You use it to make change happen and that is exactly what the Phorum’s leaders did after the first edition of the Biomanufacturing Technology Roadmaps in 2017. And now they are starting to see the results.
The steering committee launched ten projects that included, among other things, prototype designs for new technology, proof of concept demonstrators and the development of guidelines on topics such as collaborative validation and industry standardization. In all cases, the projects were chosen where industry collaboration was crucial to making progress and ultimately for the vision of the roadmaps to be realized.
Eighteen months on and some breakthrough results are starting to emerge. One example is the Plug and Play project (borne out of the Automated Facility roadmap). The workstream arranged a workshop in November 2018 for 20 vendor and six end-user representatives. The output of the workshop proved that ‘plug and play’ was possible and demonstrated that rapid interconnectivity could be achieved between process control systems and vendor equipment.

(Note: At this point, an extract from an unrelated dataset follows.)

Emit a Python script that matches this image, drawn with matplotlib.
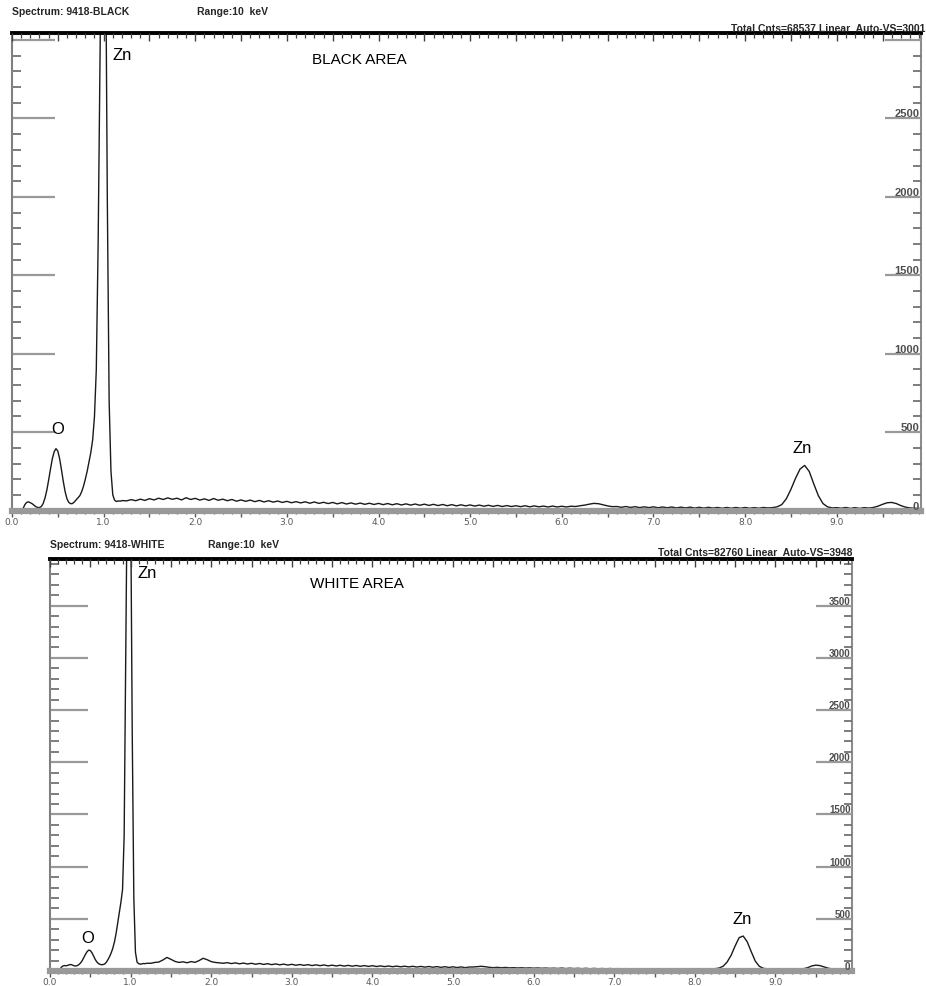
import numpy as np
import matplotlib
matplotlib.use("Agg")
import matplotlib.pyplot as plt
from matplotlib import font_manager
from matplotlib.ticker import MultipleLocator, FuncFormatter
from matplotlib.transforms import blended_transform_factory

# EDS spectra, counts per channel
# 0.02 keV channels from 0.10 keV, then 0.05 keV channels from 1.25 keV
LOW_START, LOW_STEP = 0.10, 0.02
HIGH_START, HIGH_STEP = 1.25, 0.05

black_low = [0, 12, 38, 52, 56, 50, 44, 34, 25, 20,
             19, 26, 45, 80, 130, 195, 265, 330, 375, 395,
             380, 330, 260, 185, 120, 75, 52, 44, 45, 55,
             68, 80, 95, 120, 155, 200, 250, 310, 370, 450,
             600, 900, 1700, 2900, 3900, 4500, 3800, 2000, 700, 250,
             100, 66, 58, 62, 60, 64]
black_high = [62, 70, 63, 73, 65, 76, 68, 79, 71, 81,
              72, 79, 68, 82, 71, 78, 67, 75, 65, 77,
              66, 73, 63, 71, 60, 68, 59, 67, 57, 65,
              55, 63, 54, 61, 52, 59, 50, 57, 49, 56,
              47, 55, 46, 53, 45, 52, 43, 51, 42, 49,
              41, 48, 40, 47, 39, 46, 38, 45, 37, 44,
              36, 43, 35, 42, 34, 41, 33, 40, 32, 39,
              31, 38, 30, 37, 30, 36, 29, 35, 28, 34,
              27, 33, 26, 32, 26, 31, 25, 31, 24, 30,
              24, 29, 23, 29, 23, 28, 23, 28, 26, 31,
              35, 41, 46, 44, 37, 30, 25, 26, 21, 26,
              20, 25, 19, 24, 19, 24, 18, 23, 18, 23,
              17, 22, 17, 22, 16, 21, 16, 21, 16, 20,
              15, 20, 15, 20, 15, 20, 15, 19, 15, 20,
              17, 19, 24, 38, 75, 135, 205, 265, 288, 250,
              170, 95, 45, 24, 17, 19, 15, 20, 14, 19,
              14, 19, 16, 20, 28, 40, 50, 52, 45, 32,
              22, 17, 15, 14]

white_low = [0, 12, 35, 48, 52, 50, 54, 60, 62, 56,
             50, 48, 52, 62, 78, 100, 130, 160, 185, 200,
             196, 175, 145, 112, 88, 72, 64, 60, 62, 68,
             85, 110, 140, 175, 220, 280, 360, 460, 560, 660,
             780, 1300, 3000, 4800, 5600, 4600, 2300, 700, 180, 85,
             70, 66, 68, 72, 70, 74]
white_high = [74, 82, 86, 105, 130, 112, 92, 82, 88, 79,
              90, 83, 100, 122, 108, 90, 82, 78, 74, 80,
              71, 78, 69, 76, 67, 74, 65, 72, 63, 70,
              61, 68, 59, 66, 57, 64, 55, 62, 54, 61,
              52, 59, 51, 58, 49, 56, 48, 55, 47, 54,
              46, 53, 45, 52, 44, 51, 43, 49, 42, 48,
              41, 47, 40, 46, 39, 45, 38, 44, 37, 43,
              36, 42, 35, 41, 34, 40, 33, 39, 32, 38,
              38, 42, 45, 41, 35, 32, 35, 31, 34, 30,
              32, 29, 31, 28, 30, 27, 29, 26, 28, 25,
              27, 24, 28, 23, 27, 23, 26, 22, 26, 21,
              25, 21, 24, 20, 24, 20, 23, 19, 23, 19,
              22, 18, 22, 18, 21, 17, 21, 17, 20, 17,
              20, 16, 20, 16, 19, 16, 19, 16, 18, 20,
              22, 28, 45, 85, 150, 240, 320, 335, 280, 185,
              95, 45, 26, 20, 17, 19, 15, 19, 15, 18,
              15, 18, 22, 32, 48, 56, 52, 40, 28, 20,
              17, 15, 14, 12]

black_ylabels = [0, 500, 1000, 1500, 2000, 2500]
white_ylabels = [0, 500, 1000, 1500, 2000, 2500, 3000, 3500]
xlabels = [0, 1, 2, 3, 4, 5, 6, 7, 8, 9]

names = {f.name for f in font_manager.fontManager.ttflist}
SANS = "Liberation Sans" if "Liberation Sans" in names else "DejaVu Sans"


def spectrum(low, high):
    e = np.concatenate([LOW_START + LOW_STEP * np.arange(len(low)),
                        HIGH_START + HIGH_STEP * np.arange(len(high))])
    return e, np.concatenate([low, high])


fig = plt.figure(figsize=(9.26, 9.87), dpi=100)
W, H = 926.0, 987.0


def panel(px_left, px_right, px_top, px_bottom, low, high, xmax, ymax, ylabels,
          long_left, long_right, ylab_size):
    ax = fig.add_axes([px_left / W, 1 - px_bottom / H,
                       (px_right - px_left) / W, (px_bottom - px_top) / H])
    e, c = spectrum(low, high)
    ax.plot(e, c, color="0.1", lw=1.0)
    ax.set_xlim(0, xmax)
    ax.set_ylim(0, ymax)

    ax.spines["top"].set_linewidth(2.8)
    ax.spines["top"].set_color("black")
    ax.spines["bottom"].set_linewidth(4.5)
    ax.spines["bottom"].set_color("0.6")
    ax.spines["left"].set_linewidth(1.5)
    ax.spines["left"].set_color("0.5")
    ax.spines["right"].set_linewidth(1.5)
    ax.spines["right"].set_color("0.55")

    # bottom ticks + labels
    ax.xaxis.set_major_locator(MultipleLocator(0.5))
    ax.xaxis.set_minor_locator(MultipleLocator(0.1))
    ax.xaxis.set_major_formatter(FuncFormatter(
        lambda v, p: "%.1f" % v if abs(v - round(v)) < 1e-6 and round(v) in xlabels else ""))
    ax.tick_params(axis="x", which="major", direction="out", length=4, width=1.0,
                   color="0.35", pad=0.5, labelsize=6.5, labelcolor="0.35")
    ax.tick_params(axis="x", which="minor", direction="out", length=2.5, width=0.9, color="0.35")

    # left ticks
    ax.yaxis.set_major_locator(MultipleLocator(500))
    ax.yaxis.set_minor_locator(MultipleLocator(100))
    ax.tick_params(axis="y", which="major", direction="in", length=long_left, width=1.6,
                   color="0.6", labelleft=False)
    ax.tick_params(axis="y", which="minor", direction="in", length=6.5, width=1.3, color="0.45")

    # right ticks
    tr = ax.twinx()
    tr.set_ylim(0, ymax)
    tr.yaxis.set_major_locator(MultipleLocator(500))
    tr.yaxis.set_minor_locator(MultipleLocator(100))
    tr.tick_params(axis="y", which="major", direction="in", length=long_right, width=1.6,
                   color="0.6", labelright=False)
    tr.tick_params(axis="y", which="minor", direction="in", length=5.5, width=1.3, color="0.45")
    for s in tr.spines.values():
        s.set_visible(False)

    # top ticks
    tt = ax.twiny()
    tt.set_xlim(0, xmax)
    tt.xaxis.set_major_locator(MultipleLocator(0.5))
    tt.xaxis.set_minor_locator(MultipleLocator(0.1))
    tt.tick_params(axis="x", which="major", direction="in", length=6, width=1.0,
                   color="0.25", labeltop=False)
    tt.tick_params(axis="x", which="minor", direction="in", length=3.5, width=0.9, color="0.25")
    for s in tt.spines.values():
        s.set_visible(False)

    tf = blended_transform_factory(ax.transAxes, ax.transData)
    for v in ylabels:
        ax.text(0.998, v, str(v), transform=tf, ha="right", va="bottom",
                fontsize=ylab_size, fontweight="bold", color="0.3", family=SANS)
    return ax


top = panel(12, 921, 34, 511.6, black_low, black_high, 9.92, 3045, black_ylabels, 31, 26, 8)
bot = panel(50, 852, 560, 972, white_low, white_high, 9.95, 3948, white_ylabels, 27, 26, 7)

ann = dict(family=SANS, color="black")
top.text(1.10, 2910, "Zn", fontsize=12, ha="left", va="center", **ann)
top.text(3.27, 2880, "BLACK AREA", fontsize=11, ha="left", va="center", **ann)
top.text(0.50, 525, "O", fontsize=12, ha="center", va="center", **ann)
top.text(8.62, 401, "Zn", fontsize=12, ha="center", va="center", **ann)

bot.text(1.09, 3817, "Zn", fontsize=12, ha="left", va="center", **ann)
bot.text(3.23, 3721, "WHITE AREA", fontsize=11, ha="left", va="center", **ann)
bot.text(0.47, 322, "O", fontsize=12, ha="center", va="center", **ann)
bot.text(8.59, 505, "Zn", fontsize=12, ha="center", va="center", **ann)

hdr = dict(family=SANS, fontweight="bold", fontsize=7.5, color="0.15", va="center")
fig.text(12 / W, 1 - 12 / H, "Spectrum: 9418-BLACK", ha="left", **hdr)
fig.text(197 / W, 1 - 12 / H, "Range:10  keV", ha="left", **hdr)
fig.text(0.9995, 1 - 29 / H, "Total Cnts=68537 Linear  Auto-VS=3001", ha="right", **hdr)
fig.text(50 / W, 1 - 545 / H, "Spectrum: 9418-WHITE", ha="left", **hdr)
fig.text(208 / W, 1 - 545 / H, "Range:10  keV", ha="left", **hdr)
fig.text(852 / W, 1 - 553 / H, "Total Cnts=82760 Linear  Auto-VS=3948", ha="right", **hdr)

fig.savefig("out.png", dpi=100)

Another example is Buffer Preparation, where the team has delivered a user-specification document for a buffer preparation skid that enables a reduction of footprint, preparation time, labor and costs. The demonstration skid is about to be built, with the support of significant funding from NIIMBL, and the test data generated will be published to accelerate commercial systems’ adoption.
Other projects include themes from across the first edition of the roadmaps, such as harvest clarification, continuous downstream processing, rapid release testing through in-line monitoring, rapid methods for adventitious detection and sterility assurance, standard facility design, big data to smart data, robotics and knowledge management.
Working together
Collaboration is crucial to the success of these projects because if a company tries to develop new technologies by itself then it can be a very uncertain and expensive process.
“Projects such as Plug and Play can only be done properly through collaboration, they can’t be done in isolation,” says BioPhorum Director Steve Jones. “Collaboration pools all the effort and reduces risk. And because everyone is working together, progress is quicker and the results are delivered sooner.”
The Phorum’s process draws together a wide range of different experts – including biomanufacturers, equipment suppliers and engineering companies – who can give a collective industry view. Bringing together these different viewpoints means the team has the best people and the best capabilities, and therefore the best chance of ensuring new technologies are developed.
Future developments
The aim over the next few years is to continue developing the above portfolio of projects and see the technologies come to market at a commercial scale.
At the same time, the steering committee has started planning for another round of technology roadmapping and has been scoping out some new strategically important themes. After conducting a ‘heat-mapping’ exercise with members, the focus will be on the priority themes of the ‘internet of things’ and digitization, new analytic technologies and diagnostics, and the whole end-to-end process from raw materials and manufacturing to the patient.
Detailed scoping and definition of these strategic themes is now underway, and by mid-2019 associated roadmapping working groups will be mobilized. Throughout this planning and development, the team will work with other Phorums to leverage their knowledge and contacts – and so enhance the existing collaborative approach to accelerate technology development and adoption.